Since I last wrote on the subject in the spring, the natural wine debate has only heated up and taken some unexpected turns. From Alice Feiring to Jancis Robinson, Steve Heimoff, Jon Bonné and Mike Steinberger, a lot of people have pitched in with their point of view and sometimes controversies, as I point out on this Palate Press piece published today.
The main point of the piece, however, was not to add to the controversy, but rather to bring the story back to a more practical level. Over the last few months, I had the pleasure and privilege of meeting with a number of vignerons who aim at making natural wine (which I’ll define, in the strict sense, using Alice Feiring’s idea of “nothing added, nothing taken out). And the talk was fundamentally down-to-earth, focused on the health of the vines and the requirements of making good wine with minimal use of technology and chemical additives of any kind. I heard little ideology, much more conviction developed through practice, in the field and in the cellar. And that’s what I wanted to give a sense of with that article.

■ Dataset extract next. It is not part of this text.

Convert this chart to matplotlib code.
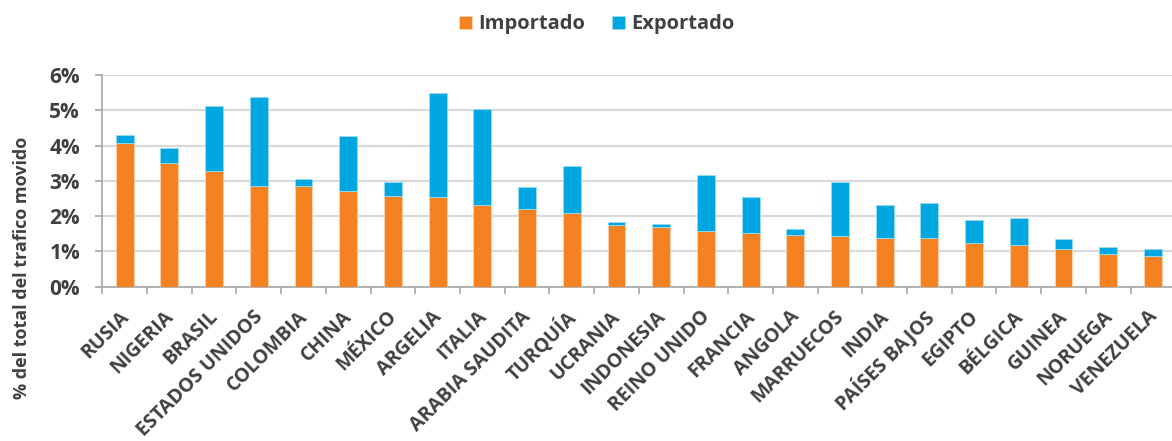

It’s good to focus on the point of view of experienced practitioners like, say, Paul Draper, whose words on winemaking published on Alice Feiring’s blog are a true pleasure to read – and an instructive one, at that – or Jared and Tracy Brandt, whose manifesto, published last year on their blog, is a very intelligent statement of intention and observation.
Still, one of the things that strikes me in the ongoing debate surrounding natural wine – and which I didn’t get too in the current story – is how some people dismiss natural wine by saying that it is “impossible” to make good wine in this nothing added, nothing taken out approach. This includes some winemakers who either state that “all wine is natural” or that natural fermentations are “dangerous”.
I beg to differ. Not out of dogma, but simply of what I’ve tasted and even worked on in the cellar, as I’ve been lucky enough to work on crush at Closson Chase vineyards in Prince Edward County, Ontario, where the focus is clearly on natural fermentations and where sulfur is applied sparingly, for most cuvées. I’ve seen things move forward to delicious finish without any intervention other than a careful watch. Not that it’s always perfect without any further ado, but it’s certainly very possible.
I personally don’t understand how a winemaker can come to see something that is done regularly and successfully as “impossible”, when empirical evidence says otherwise. Maybe it’s not just the fans of natural wine that are being dogmatic.